# Exercise brief
Begin with the first line of the material and copy each line word for word through the line that contains "text=black!80, inner sep=0pt]"; the pictures are left out.
* Begin Information provided *
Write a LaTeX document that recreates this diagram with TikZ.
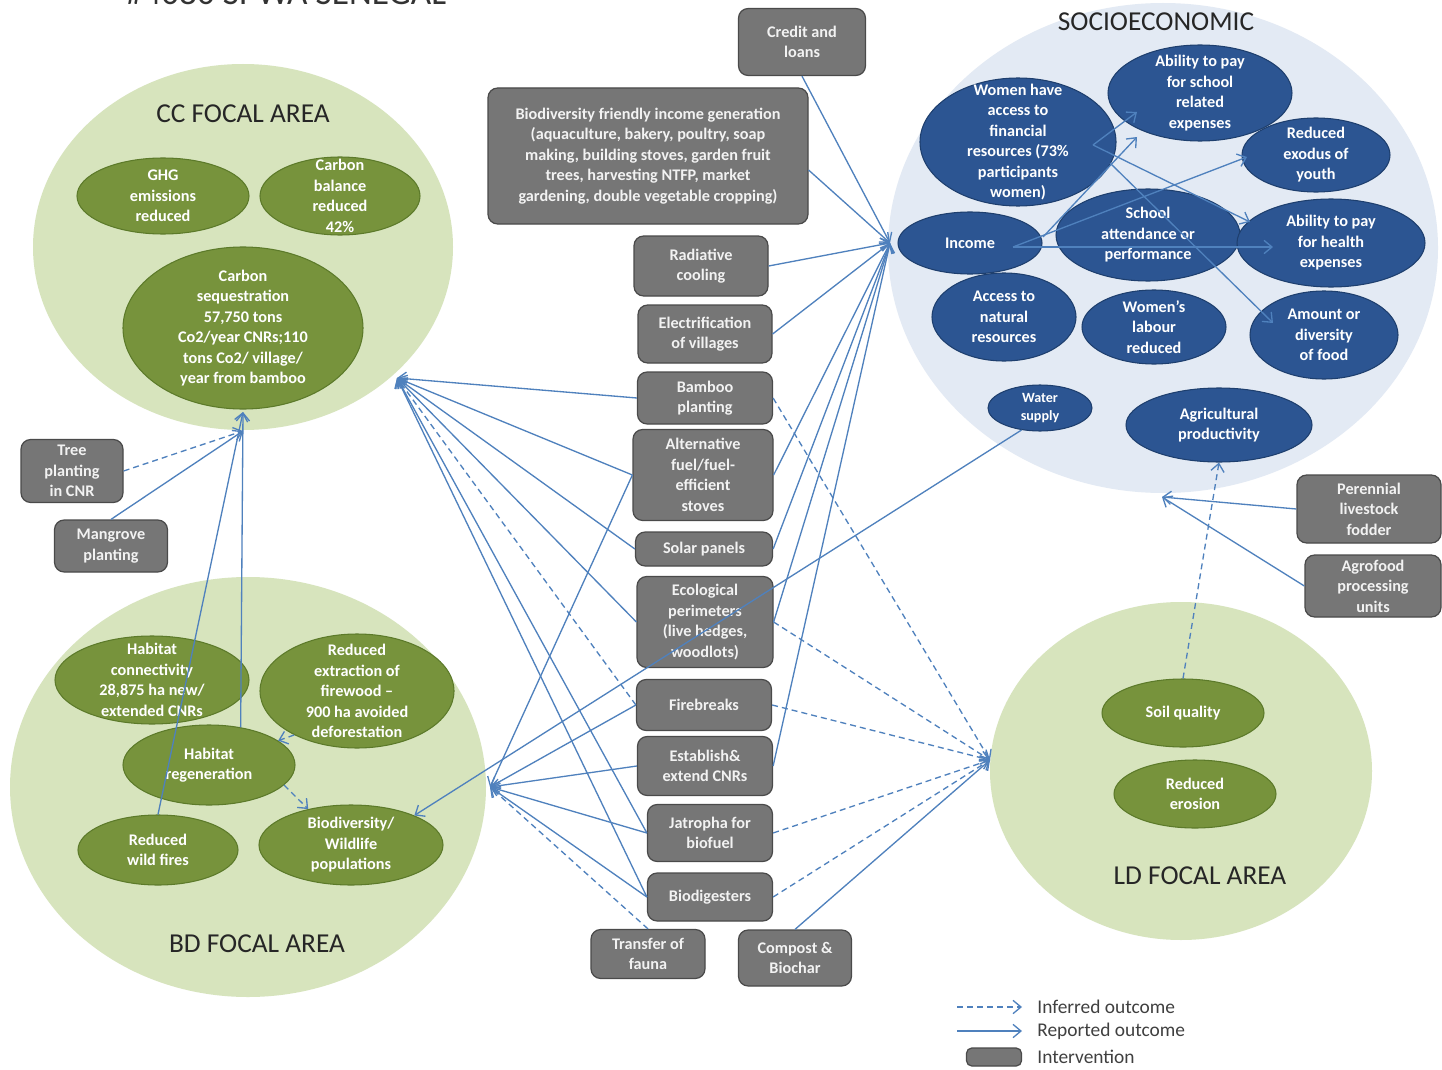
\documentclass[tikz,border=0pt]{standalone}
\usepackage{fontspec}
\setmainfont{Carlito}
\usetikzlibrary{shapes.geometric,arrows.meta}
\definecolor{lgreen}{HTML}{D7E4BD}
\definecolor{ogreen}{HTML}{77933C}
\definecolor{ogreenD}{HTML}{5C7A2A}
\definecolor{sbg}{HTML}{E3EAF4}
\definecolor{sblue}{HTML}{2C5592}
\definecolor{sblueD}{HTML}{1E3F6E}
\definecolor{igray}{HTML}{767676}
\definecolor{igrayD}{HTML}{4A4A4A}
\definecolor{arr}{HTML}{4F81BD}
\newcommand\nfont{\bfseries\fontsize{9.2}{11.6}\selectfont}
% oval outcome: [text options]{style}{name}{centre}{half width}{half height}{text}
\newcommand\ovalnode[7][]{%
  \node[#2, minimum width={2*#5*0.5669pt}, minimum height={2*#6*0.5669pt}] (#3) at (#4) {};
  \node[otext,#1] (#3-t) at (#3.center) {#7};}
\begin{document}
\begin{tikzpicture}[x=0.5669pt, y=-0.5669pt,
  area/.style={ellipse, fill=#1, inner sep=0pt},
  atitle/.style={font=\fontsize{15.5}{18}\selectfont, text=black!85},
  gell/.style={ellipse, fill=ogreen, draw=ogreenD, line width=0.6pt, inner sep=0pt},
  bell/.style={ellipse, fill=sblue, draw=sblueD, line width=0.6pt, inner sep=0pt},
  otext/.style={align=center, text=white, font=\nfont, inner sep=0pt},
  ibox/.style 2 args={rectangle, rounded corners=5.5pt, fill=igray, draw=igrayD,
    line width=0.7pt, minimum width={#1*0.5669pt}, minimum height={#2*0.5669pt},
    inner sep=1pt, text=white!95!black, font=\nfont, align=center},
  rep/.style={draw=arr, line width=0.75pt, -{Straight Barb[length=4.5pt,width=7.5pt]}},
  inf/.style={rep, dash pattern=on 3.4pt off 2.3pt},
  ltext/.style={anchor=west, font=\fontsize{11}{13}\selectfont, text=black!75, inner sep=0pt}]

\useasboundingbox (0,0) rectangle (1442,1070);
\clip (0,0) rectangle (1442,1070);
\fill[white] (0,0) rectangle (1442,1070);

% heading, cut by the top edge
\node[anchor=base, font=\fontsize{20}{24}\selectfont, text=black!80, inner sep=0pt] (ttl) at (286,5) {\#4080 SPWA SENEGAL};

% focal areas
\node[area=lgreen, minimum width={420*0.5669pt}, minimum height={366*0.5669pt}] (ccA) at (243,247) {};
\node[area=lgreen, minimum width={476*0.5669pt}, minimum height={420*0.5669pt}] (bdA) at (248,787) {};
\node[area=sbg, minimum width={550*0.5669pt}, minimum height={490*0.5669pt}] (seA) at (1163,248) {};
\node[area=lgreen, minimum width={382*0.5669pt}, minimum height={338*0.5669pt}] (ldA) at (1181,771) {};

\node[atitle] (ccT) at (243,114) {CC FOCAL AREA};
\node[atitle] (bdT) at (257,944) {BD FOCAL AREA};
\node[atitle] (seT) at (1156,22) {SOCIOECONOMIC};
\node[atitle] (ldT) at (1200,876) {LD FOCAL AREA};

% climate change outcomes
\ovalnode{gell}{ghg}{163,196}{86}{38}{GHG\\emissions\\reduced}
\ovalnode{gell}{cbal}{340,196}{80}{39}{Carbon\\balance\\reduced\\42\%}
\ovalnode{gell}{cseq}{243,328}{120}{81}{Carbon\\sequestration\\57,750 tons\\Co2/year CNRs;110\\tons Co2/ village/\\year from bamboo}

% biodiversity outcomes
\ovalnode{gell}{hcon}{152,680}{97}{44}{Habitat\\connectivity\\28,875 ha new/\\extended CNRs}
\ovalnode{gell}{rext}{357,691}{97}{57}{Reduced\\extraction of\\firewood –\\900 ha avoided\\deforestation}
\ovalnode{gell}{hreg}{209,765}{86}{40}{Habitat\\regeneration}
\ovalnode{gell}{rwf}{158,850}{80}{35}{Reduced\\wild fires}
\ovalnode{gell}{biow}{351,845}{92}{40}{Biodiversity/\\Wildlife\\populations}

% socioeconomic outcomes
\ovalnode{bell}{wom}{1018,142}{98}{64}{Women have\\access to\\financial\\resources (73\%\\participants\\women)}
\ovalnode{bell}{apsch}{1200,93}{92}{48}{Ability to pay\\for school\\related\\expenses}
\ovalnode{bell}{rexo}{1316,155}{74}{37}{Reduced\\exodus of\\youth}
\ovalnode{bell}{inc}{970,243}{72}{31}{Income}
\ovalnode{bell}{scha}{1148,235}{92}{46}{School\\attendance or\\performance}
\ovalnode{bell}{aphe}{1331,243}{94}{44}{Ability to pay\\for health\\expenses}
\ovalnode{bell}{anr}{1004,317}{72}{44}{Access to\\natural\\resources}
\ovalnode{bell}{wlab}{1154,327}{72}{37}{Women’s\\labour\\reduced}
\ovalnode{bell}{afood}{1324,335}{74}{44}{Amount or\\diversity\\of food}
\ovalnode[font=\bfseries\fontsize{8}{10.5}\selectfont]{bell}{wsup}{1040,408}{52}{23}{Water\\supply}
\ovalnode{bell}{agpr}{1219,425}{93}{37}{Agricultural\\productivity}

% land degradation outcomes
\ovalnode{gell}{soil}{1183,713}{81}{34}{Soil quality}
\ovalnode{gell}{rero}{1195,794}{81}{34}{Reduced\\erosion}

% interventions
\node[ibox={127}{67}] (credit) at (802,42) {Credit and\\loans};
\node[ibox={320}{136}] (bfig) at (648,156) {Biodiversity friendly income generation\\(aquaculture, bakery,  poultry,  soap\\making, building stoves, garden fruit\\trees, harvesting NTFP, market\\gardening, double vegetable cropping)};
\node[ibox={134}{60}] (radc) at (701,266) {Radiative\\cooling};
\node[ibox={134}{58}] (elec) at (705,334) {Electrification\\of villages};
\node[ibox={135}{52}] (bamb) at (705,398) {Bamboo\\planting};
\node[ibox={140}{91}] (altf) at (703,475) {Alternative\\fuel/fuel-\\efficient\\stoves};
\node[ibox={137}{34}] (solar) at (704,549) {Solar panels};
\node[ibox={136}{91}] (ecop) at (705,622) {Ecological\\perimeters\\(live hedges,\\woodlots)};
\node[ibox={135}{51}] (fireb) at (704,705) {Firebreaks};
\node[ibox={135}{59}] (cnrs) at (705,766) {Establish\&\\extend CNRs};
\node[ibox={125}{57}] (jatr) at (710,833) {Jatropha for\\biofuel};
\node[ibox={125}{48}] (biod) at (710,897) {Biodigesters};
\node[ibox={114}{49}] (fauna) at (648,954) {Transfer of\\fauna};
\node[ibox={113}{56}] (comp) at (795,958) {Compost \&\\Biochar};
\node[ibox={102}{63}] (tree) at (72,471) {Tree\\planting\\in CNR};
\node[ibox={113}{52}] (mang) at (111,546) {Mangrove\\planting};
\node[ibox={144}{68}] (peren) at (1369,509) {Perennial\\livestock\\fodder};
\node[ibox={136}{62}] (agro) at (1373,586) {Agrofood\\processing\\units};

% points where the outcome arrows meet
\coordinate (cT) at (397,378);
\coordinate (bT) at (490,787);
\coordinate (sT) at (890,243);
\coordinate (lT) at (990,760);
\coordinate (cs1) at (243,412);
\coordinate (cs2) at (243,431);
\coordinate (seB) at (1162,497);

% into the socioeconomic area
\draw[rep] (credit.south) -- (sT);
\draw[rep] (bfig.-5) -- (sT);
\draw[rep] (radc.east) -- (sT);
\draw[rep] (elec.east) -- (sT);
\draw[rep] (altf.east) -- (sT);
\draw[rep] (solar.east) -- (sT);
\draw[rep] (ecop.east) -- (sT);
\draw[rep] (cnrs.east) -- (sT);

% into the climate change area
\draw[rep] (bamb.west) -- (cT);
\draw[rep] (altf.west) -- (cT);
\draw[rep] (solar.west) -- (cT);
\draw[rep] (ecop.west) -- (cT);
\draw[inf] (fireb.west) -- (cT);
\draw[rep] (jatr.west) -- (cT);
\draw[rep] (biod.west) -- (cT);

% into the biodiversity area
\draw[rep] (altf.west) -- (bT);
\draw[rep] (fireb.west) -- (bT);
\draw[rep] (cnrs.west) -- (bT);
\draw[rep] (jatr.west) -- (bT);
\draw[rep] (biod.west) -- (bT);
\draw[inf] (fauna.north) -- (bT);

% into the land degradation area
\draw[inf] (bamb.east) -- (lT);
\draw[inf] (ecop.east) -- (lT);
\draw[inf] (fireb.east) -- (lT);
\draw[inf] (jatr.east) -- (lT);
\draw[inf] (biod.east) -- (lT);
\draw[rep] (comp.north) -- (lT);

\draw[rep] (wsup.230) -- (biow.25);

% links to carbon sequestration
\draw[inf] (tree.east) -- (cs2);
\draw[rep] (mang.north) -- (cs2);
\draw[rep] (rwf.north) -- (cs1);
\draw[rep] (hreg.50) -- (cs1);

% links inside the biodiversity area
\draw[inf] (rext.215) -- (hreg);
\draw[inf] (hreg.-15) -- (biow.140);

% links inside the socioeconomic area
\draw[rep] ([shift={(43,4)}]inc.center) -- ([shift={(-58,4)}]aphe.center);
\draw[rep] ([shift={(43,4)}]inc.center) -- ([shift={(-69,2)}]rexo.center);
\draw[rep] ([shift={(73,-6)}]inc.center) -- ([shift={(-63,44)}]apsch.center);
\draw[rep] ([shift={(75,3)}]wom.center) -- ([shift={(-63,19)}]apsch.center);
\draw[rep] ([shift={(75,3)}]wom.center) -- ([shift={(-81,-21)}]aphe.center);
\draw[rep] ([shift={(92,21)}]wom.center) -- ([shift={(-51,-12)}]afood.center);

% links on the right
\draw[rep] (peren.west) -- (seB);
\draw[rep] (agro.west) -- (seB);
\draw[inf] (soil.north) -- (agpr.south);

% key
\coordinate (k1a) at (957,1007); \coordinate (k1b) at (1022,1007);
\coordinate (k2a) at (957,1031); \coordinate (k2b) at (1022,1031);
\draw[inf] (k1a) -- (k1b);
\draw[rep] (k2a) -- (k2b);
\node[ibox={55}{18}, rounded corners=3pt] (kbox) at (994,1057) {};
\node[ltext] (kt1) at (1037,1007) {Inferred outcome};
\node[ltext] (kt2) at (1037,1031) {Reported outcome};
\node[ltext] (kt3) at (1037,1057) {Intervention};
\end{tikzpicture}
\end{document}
* End Information provided *
# Answer to this problem
Write a LaTeX document that recreates this diagram with TikZ.
\documentclass[tikz,border=0pt]{standalone}
\usepackage{fontspec}
\setmainfont{Carlito}
\usetikzlibrary{shapes.geometric,arrows.meta}
\definecolor{lgreen}{HTML}{D7E4BD}
\definecolor{ogreen}{HTML}{77933C}
\definecolor{ogreenD}{HTML}{5C7A2A}
\definecolor{sbg}{HTML}{E3EAF4}
\definecolor{sblue}{HTML}{2C5592}
\definecolor{sblueD}{HTML}{1E3F6E}
\definecolor{igray}{HTML}{767676}
\definecolor{igrayD}{HTML}{4A4A4A}
\definecolor{arr}{HTML}{4F81BD}
\newcommand\nfont{\bfseries\fontsize{9.2}{11.6}\selectfont}
% oval outcome: [text options]{style}{name}{centre}{half width}{half height}{text}
\newcommand\ovalnode[7][]{%
  \node[#2, minimum width={2*#5*0.5669pt}, minimum height={2*#6*0.5669pt}] (#3) at (#4) {};
  \node[otext,#1] (#3-t) at (#3.center) {#7};}
\begin{document}
\begin{tikzpicture}[x=0.5669pt, y=-0.5669pt,
  area/.style={ellipse, fill=#1, inner sep=0pt},
  atitle/.style={font=\fontsize{15.5}{18}\selectfont, text=black!85},
  gell/.style={ellipse, fill=ogreen, draw=ogreenD, line width=0.6pt, inner sep=0pt},
  bell/.style={ellipse, fill=sblue, draw=sblueD, line width=0.6pt, inner sep=0pt},
  otext/.style={align=center, text=white, font=\nfont, inner sep=0pt},
  ibox/.style 2 args={rectangle, rounded corners=5.5pt, fill=igray, draw=igrayD,
    line width=0.7pt, minimum width={#1*0.5669pt}, minimum height={#2*0.5669pt},
    inner sep=1pt, text=white!95!black, font=\nfont, align=center},
  rep/.style={draw=arr, line width=0.75pt, -{Straight Barb[length=4.5pt,width=7.5pt]}},
  inf/.style={rep, dash pattern=on 3.4pt off 2.3pt},
  ltext/.style={anchor=west, font=\fontsize{11}{13}\selectfont, text=black!75, inner sep=0pt}]

\useasboundingbox (0,0) rectangle (1442,1070);
\clip (0,0) rectangle (1442,1070);
\fill[white] (0,0) rectangle (1442,1070);

% heading, cut by the top edge
\node[anchor=base, font=\fontsize{20}{24}\selectfont, text=black!80, inner sep=0pt] (ttl) at (286,5) {\#4080 SPWA SENEGAL};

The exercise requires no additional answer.